Organizations don’t need to follow ISO standards to recognize that they offer a useful, voluntary set of guidelines that provide a clear pathway to enhanced efficiency and stakeholder experience. This validation is a wake up call to organizations to pay more attention to best practices and expertise, whether or not a company is ISO 9001 certified or believes it could benefit from ISO 10018 certification. 
 
Based on extensive research produced over the last decade with the support of the Incentive Research Foundation and other independent sources, many incentive, recognition and loyalty programs fall short of best practices by: 
  • Addressing mostly the top 20% who achieve anyway. The best results come from identifying how to equip and inspire the middle 60% to up their game.

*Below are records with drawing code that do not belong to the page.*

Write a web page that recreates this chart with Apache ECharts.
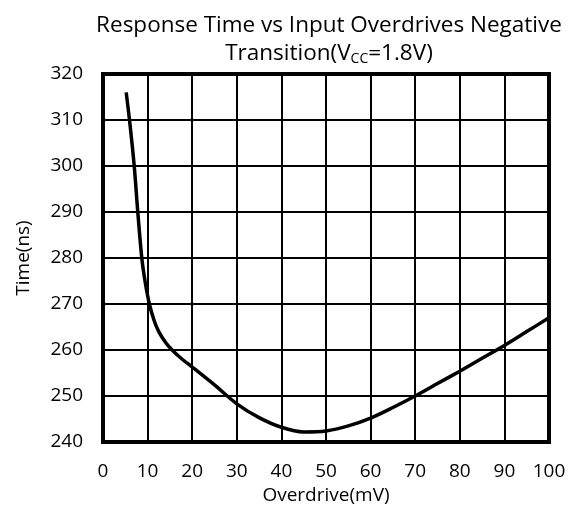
<!DOCTYPE html>
<html>
<head>
<meta charset="utf-8">
<script src="https://cdn.jsdelivr.net/npm/echarts@6/dist/echarts.min.js"></script>
<style>
  html, body { margin: 0; padding: 0; background: #fff; }
  #chart { width: 573px; height: 511px; }
</style>
</head>
<body>
<div id="chart"></div>
<script>
// overdrive (mV) and response time (ns)
const overdrive = [5.2, 6, 7, 7.8, 8.7, 9.5, 10.4, 11.5, 12.5, 14, 15.5, 17.5, 20, 25, 30, 35, 40, 45, 50, 55, 60, 65, 70, 75, 80, 85, 90, 95, 100];
const timeNs = [316, 309.5, 300, 290, 280, 274.5, 270, 266.3, 264, 261.7, 260, 258.2, 256.3, 252.4, 248.3, 245.3, 243.2, 242.2, 242.4, 243.5, 245.2, 247.5, 250, 252.7, 255.4, 258.2, 261, 264, 267];

const chart = echarts.init(document.getElementById('chart'));
const fontFamily = 'Open Sans, Noto Sans, sans-serif';

const option = {
    backgroundColor: '#fff',
    animation: false,
    textStyle: { fontFamily: fontFamily, color: '#000' },
    title: {
        text: '{t|Response Time vs Input Overdrives Negative}\n{t|Transition(V}{sub|CC}{t|=1.8V)}',
        left: 324,
        textAlign: 'center',
        top: 7,
        textStyle: {
            fontWeight: 'normal',
            rich: {
                t: { fontSize: 22.5, fontWeight: 'normal', fontFamily: fontFamily, color: '#000', lineHeight: 28 },
                sub: { fontSize: 14, fontWeight: 'normal', fontFamily: fontFamily, color: '#000', lineHeight: 28, padding: [11, 0, 0, 0] }
            }
        }
    },
    grid: {
        left: 103,
        right: 24,
        top: 74,
        bottom: 69,
        show: true,
        borderColor: '#000',
        borderWidth: 4
    },
    xAxis: {
        type: 'value',
        min: 0,
        max: 100,
        interval: 10,
        name: 'Overdrive(mV)',
        nameLocation: 'middle',
        nameGap: 38,
        nameTextStyle: { fontSize: 19, color: '#000' },
        axisLine: { lineStyle: { color: '#000', width: 4 } },
        axisTick: { show: false },
        axisLabel: { fontSize: 19, color: '#000', margin: 20 },
        splitLine: { show: true, lineStyle: { color: '#000', width: 2 } }
    },
    yAxis: {
        type: 'value',
        min: 240,
        max: 320,
        interval: 10,
        name: 'Time(ns)',
        nameLocation: 'middle',
        nameGap: 70,
        nameTextStyle: { fontSize: 19, color: '#000' },
        axisLine: { show: true, lineStyle: { color: '#000', width: 4 } },
        axisTick: { show: false },
        axisLabel: { fontSize: 19, color: '#000', margin: 20 },
        splitLine: { show: true, lineStyle: { color: '#000', width: 2 } }
    },
    series: [{
        type: 'line',
        data: overdrive.map((x, i) => [x, timeNs[i]]),
        smooth: 0.3,
        showSymbol: false,
        lineStyle: { color: '#000', width: 3.5 }
    }]
};

chart.setOption(option);
</script>
</body>
</html>
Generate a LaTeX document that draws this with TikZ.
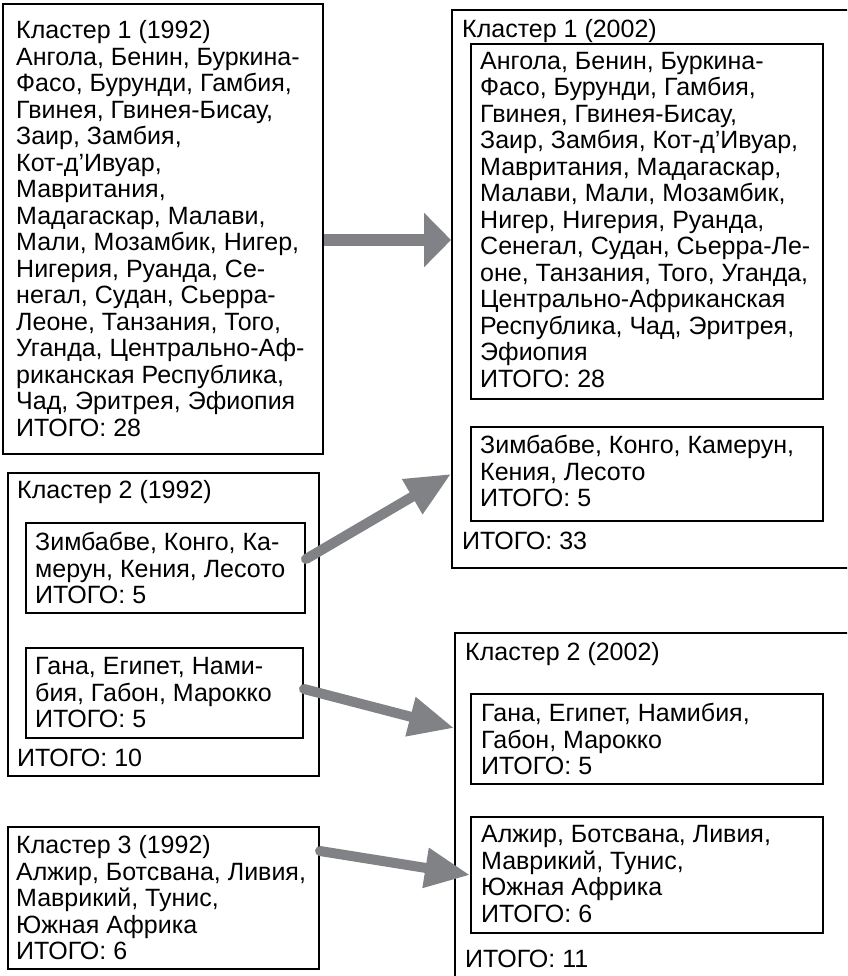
\documentclass[tikz,border=0pt]{standalone}
\usepackage{fontspec}
\setmainfont{Liberation Sans}
\usetikzlibrary{arrows.meta}
\definecolor{arrowgray}{RGB}{128,130,134}
\tikzset{
  box/.style={draw=black, line width=2pt, anchor=north west, inner sep=0pt},
  txt/.style={anchor=north west, inner sep=0pt, align=left,
    font=\fontsize{25}{26.5}\selectfont},
  flow/.style={arrowgray, line width=10pt, line cap=round,
    -{Triangle[length=45pt,width=38pt]}}
}
\begin{document}
\begin{tikzpicture}[x=1pt, y=-1pt]
            \path[use as bounding box, clip] (0,0) rectangle (847,976);

            % Clusters of 1992
            \node[box, minimum width=320pt, minimum height=450pt] (k1a) at (2,3) {};
            \node[txt] (k1at) at (16,20.2) {Кластер 1 (1992)\\Ангола, Бенин, Буркина-\\Фасо, Бурунди, Гамбия,\\Гвинея, Гвинея-Бисау,\\Заир, Замбия,\\Кот-д’Ивуар,\\Мавритания,\\Мадагаскар, Малави,\\Мали, Мозамбик, Нигер,\\Нигерия, Руанда, Се-\\негал, Судан, Сьерра-\\Леоне, Танзания, Того,\\Уганда, Центрально-Аф-\\риканская Республика,\\Чад, Эритрея, Эфиопия\\ИТОГО: 28};

            \node[box, minimum width=311pt, minimum height=303pt] (k2a) at (7,472) {};
            \node[txt] (k2at) at (17,480.2) {Кластер 2 (1992)};
            \node[box, minimum width=279pt, minimum height=90pt] (k2z) at (25,522) {};
            \node[txt] (k2zt) at (35,532.2) {Зимбабве, Конго, Ка-\\мерун, Кения, Лесото\\ИТОГО: 5};
            \node[box, minimum width=277pt, minimum height=90pt] (k2g) at (25,647) {};
            \node[txt] (k2gt) at (35,657.2) {Гана, Египет, Нами-\\бия, Габон, Марокко\\ИТОГО: 5};
            \node[txt] (k2as) at (17,749.2) {ИТОГО: 10};

            \node[box, minimum width=311pt, minimum height=142pt] (k3a) at (7,826) {};
            \node[txt] (k3at) at (16,835.2) {Кластер 3 (1992)\\Алжир, Ботсвана, Ливия,\\Маврикий, Тунис,\\Южная Африка\\ИТОГО: 6};

            % Clusters of 2002
            \node[box, minimum width=450pt, minimum height=558pt] (k1b) at (451,9) {};
            \node[txt] (k1bt) at (462,19.2) {Кластер 1 (2002)};
            \node[box, minimum width=352pt, minimum height=355pt] (k1ba) at (470,43) {};
            \node[txt] (k1bat) at (480,51.7) {Ангола, Бенин, Буркина-\\Фасо, Бурунди, Гамбия,\\Гвинея, Гвинея-Бисау,\\Заир, Замбия, Кот-д’Ивуар,\\Мавритания, Мадагаскар,\\Малави, Мали, Мозамбик,\\Нигер, Нигерия, Руанда,\\Сенегал, Судан, Сьерра-Ле-\\оне, Танзания, Того, Уганда,\\Центрально-Африканская\\Республика, Чад, Эритрея,\\Эфиопия\\ИТОГО: 28};
            \node[box, minimum width=352pt, minimum height=94pt] (k1bz) at (470,426) {};
            \node[txt] (k1bzt) at (480,435.2) {Зимбабве, Конго, Камерун,\\Кения, Лесото\\ИТОГО: 5};
            \node[txt] (k1bs) at (462,532.2) {ИТОГО: 33};

            \node[box, minimum width=450pt, minimum height=400pt] (k2b) at (454,632) {};
            \node[txt] (k2bt) at (465,642.2) {Кластер 2 (2002)};
            \node[box, minimum width=352pt, minimum height=90pt] (k2bg) at (470,693) {};
            \node[txt] (k2bgt) at (481,703.2) {Гана, Египет, Намибия,\\Габон, Марокко\\ИТОГО: 5};
            \node[box, minimum width=352pt, minimum height=116pt] (k2ba) at (470,816) {};
            \node[txt] (k2bat) at (481,825.2) {Алжир, Ботсвана, Ливия,\\Маврикий, Тунис,\\Южная Африка\\ИТОГО: 6};
            \node[txt] (k2bs) at (465,950.2) {ИТОГО: 11};

            % Transitions
            \coordinate (s1) at ([yshift=-11pt]k1a.east);
            \coordinate (s2) at ([yshift=9pt]k2z.east);
            \coordinate (s3) at ([yshift=4pt]k2g.east);
            \coordinate (t3) at ([yshift=11pt]k2bg.west);
            \coordinate (s4) at ([yshift=47pt]k3a.east);
            \draw[arrowgray, line width=12pt, -{Triangle[length=27pt,width=53pt]}] (s1) -- (s1 -| k1b.west);
            \draw[flow] (s2) -- (k1b.west |- k1bz.west);
            \draw[flow] (s3) -- (k2b.west |- t3);
            \draw[flow] (s4) -- (k2ba.west);
\end{tikzpicture}
\end{document}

  • Focusing on carrots rather than inspiration and experience. Research and common sense confirm that it’s the manner of selection, presentation, communication and the experience of the reward that has the greatest long-term impact.
  • Failing to address all the other the levers of engagement -- brand and culture, leadership, communications, learning, innovation and collaboration, rewards and recognition, analytics and feedback in a systematic way. Incentive, recognition and loyalty campaigns generate far better and more sustainable returns if they align and equip everyone toward common goals in an integrated way, rather than the current ad hoc approach. 

New ISO 9001 Standards a Ringing Endorsement for Motivation 

For the first time, ISO 9001 standards that take effect this year state that human resources are critical to sustainable success and demand a strategic, integrated approach that includes all the key audiences and levers of engagement. The latest version of the quality standard taking effect this year includes clause 7.1.2 and others that call for a systematic approach to almost all aspects of engagement, including all rewards and recognition. The same ISO Technical Committee also published ISO 10018 standards designed to flesh out those people standards to enable any type of organization, from quality and professional services to government and not-for-profits, to benefit from a formal, strategic approach to Quality People Management, just as ISO 9001 helped accomplish for Quality Process Management.
 
And now, perhaps even more significantly, a separate ISO working group, HR 260, is about to publish standards 30414 on human capital reporting that provide a voluntary means for people-oriented companies to disclose their people practices, including the explicit call for an enterprise approach to engagement that includes rewards and recognition and all other elements of an organizational approach to engagement. With more public companies facing requests from investors for human capital disclosures, these new standards have the potential to become widely embraced.. 
 
The only question now is whether the rewards and recognition field will rise to the challenge and insist on bringing best practices and science to clients, or will many in the industry continue to let clients take short-cuts that not only undermine success but fail to tap the true potential of effectively designed reward programs and experiences?